## Work to do
Review the material line by line. Identify and copy every line that contains the string "this".

## Data entries
□ □ □ □
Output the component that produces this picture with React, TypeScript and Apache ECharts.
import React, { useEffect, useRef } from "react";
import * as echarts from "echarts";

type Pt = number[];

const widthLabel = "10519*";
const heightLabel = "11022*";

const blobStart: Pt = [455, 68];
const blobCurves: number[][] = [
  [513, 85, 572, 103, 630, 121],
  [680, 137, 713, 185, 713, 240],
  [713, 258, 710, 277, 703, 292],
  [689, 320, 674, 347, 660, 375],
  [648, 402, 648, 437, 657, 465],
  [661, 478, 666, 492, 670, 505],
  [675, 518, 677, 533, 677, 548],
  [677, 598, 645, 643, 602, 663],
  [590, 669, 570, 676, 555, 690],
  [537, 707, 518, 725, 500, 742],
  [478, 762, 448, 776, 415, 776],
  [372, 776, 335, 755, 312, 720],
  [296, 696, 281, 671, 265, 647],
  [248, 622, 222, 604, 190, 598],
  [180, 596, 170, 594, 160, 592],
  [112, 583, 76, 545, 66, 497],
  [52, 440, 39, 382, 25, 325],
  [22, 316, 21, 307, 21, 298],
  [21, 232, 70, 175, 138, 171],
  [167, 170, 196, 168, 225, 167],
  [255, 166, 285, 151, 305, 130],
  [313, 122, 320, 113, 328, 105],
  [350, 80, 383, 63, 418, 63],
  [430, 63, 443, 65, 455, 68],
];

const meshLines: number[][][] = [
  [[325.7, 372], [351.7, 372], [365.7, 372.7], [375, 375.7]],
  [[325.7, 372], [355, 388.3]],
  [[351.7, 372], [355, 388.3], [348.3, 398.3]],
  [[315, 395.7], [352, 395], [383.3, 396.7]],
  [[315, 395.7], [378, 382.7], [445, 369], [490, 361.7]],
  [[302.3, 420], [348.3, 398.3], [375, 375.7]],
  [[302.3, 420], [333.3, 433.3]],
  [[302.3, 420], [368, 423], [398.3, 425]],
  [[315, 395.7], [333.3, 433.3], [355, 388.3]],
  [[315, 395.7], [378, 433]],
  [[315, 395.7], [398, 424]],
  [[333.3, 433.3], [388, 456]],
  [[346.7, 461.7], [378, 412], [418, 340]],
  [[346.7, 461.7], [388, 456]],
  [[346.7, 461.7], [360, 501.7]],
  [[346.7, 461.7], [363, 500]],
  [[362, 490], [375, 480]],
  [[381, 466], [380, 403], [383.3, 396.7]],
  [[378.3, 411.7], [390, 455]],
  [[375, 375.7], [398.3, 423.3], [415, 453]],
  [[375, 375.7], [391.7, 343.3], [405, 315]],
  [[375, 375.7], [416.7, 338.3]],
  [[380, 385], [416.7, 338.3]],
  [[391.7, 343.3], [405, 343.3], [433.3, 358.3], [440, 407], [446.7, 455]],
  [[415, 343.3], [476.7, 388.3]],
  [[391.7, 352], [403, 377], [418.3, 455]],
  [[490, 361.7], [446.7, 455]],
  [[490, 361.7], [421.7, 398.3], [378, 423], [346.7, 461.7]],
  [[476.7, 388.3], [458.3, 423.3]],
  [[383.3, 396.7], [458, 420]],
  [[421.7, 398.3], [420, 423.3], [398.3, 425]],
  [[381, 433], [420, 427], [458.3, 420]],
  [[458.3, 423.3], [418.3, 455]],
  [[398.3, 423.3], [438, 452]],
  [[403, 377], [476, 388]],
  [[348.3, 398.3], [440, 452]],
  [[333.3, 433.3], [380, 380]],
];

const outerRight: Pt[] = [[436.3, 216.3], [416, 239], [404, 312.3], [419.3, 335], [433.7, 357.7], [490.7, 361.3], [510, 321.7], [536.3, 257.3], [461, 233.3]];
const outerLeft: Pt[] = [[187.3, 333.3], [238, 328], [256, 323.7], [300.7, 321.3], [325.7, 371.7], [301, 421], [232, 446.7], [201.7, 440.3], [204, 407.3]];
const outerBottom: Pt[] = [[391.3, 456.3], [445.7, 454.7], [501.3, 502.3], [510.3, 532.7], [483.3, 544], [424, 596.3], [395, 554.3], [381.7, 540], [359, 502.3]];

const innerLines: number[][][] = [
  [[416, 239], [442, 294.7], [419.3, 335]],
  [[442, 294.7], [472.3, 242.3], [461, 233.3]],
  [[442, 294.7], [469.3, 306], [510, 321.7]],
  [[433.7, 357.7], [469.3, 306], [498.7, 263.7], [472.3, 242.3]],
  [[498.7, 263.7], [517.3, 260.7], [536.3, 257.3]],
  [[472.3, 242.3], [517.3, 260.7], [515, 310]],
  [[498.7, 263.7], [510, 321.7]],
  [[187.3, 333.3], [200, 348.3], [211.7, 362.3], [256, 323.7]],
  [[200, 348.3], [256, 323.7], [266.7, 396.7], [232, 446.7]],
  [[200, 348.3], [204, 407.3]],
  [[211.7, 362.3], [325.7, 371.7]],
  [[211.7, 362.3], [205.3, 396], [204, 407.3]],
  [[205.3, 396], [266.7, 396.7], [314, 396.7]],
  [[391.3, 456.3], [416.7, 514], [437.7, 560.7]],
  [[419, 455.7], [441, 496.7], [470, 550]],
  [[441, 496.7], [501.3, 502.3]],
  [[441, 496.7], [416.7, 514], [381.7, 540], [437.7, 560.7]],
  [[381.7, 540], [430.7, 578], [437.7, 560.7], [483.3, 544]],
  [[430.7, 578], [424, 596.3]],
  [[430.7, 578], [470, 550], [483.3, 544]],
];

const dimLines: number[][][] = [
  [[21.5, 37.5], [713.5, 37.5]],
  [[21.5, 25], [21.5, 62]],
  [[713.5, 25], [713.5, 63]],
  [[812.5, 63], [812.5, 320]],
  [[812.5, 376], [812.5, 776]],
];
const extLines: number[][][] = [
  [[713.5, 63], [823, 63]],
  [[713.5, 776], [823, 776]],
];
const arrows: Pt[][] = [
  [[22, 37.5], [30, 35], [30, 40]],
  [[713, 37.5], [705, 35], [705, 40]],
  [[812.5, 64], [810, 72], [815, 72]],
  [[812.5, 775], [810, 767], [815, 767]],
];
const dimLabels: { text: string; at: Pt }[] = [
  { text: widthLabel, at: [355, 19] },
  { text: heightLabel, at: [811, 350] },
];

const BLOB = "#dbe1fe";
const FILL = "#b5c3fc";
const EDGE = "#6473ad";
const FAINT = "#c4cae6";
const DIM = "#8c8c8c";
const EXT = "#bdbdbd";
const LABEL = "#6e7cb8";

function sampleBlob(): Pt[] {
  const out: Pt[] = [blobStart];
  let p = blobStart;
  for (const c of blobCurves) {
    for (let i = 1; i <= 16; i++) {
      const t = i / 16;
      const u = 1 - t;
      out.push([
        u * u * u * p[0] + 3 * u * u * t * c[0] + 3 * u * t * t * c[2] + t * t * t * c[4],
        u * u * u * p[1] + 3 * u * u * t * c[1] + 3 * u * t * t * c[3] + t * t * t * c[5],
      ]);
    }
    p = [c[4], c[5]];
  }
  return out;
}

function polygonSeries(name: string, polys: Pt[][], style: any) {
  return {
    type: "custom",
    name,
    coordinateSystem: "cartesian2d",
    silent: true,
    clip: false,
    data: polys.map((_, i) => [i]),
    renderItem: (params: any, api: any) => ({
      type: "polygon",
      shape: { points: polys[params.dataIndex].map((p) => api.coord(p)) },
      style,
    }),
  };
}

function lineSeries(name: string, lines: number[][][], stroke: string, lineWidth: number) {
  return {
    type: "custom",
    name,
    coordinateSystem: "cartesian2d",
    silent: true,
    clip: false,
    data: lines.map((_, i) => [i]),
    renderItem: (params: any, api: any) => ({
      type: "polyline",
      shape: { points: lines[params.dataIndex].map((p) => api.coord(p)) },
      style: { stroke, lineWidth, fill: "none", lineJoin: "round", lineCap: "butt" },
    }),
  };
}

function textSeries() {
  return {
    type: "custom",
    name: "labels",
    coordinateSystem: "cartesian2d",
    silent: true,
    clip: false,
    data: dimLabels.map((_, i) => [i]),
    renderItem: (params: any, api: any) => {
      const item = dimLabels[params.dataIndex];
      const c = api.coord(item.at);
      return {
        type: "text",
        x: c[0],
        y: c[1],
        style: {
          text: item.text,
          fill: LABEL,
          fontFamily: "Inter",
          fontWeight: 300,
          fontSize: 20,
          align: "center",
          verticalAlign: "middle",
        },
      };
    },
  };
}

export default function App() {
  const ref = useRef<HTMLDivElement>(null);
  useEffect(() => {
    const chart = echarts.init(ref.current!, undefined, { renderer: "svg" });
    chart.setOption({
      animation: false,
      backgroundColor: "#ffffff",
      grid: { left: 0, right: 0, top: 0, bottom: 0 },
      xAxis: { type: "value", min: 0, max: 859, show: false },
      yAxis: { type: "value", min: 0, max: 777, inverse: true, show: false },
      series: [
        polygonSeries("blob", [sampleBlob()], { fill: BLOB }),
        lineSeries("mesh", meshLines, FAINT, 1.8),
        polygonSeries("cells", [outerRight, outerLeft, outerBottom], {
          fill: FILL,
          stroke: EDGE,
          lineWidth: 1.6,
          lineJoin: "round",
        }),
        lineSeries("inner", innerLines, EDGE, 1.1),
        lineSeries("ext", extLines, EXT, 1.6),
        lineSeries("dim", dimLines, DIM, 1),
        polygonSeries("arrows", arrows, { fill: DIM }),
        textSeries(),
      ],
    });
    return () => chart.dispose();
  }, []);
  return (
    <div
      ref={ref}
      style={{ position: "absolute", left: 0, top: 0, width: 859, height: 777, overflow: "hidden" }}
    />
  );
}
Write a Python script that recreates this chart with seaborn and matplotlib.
□ □ □ □
## Answer to the problem
Output the component that produces this picture with React, TypeScript and Apache ECharts.
Write a Python script that recreates this chart with seaborn and matplotlib.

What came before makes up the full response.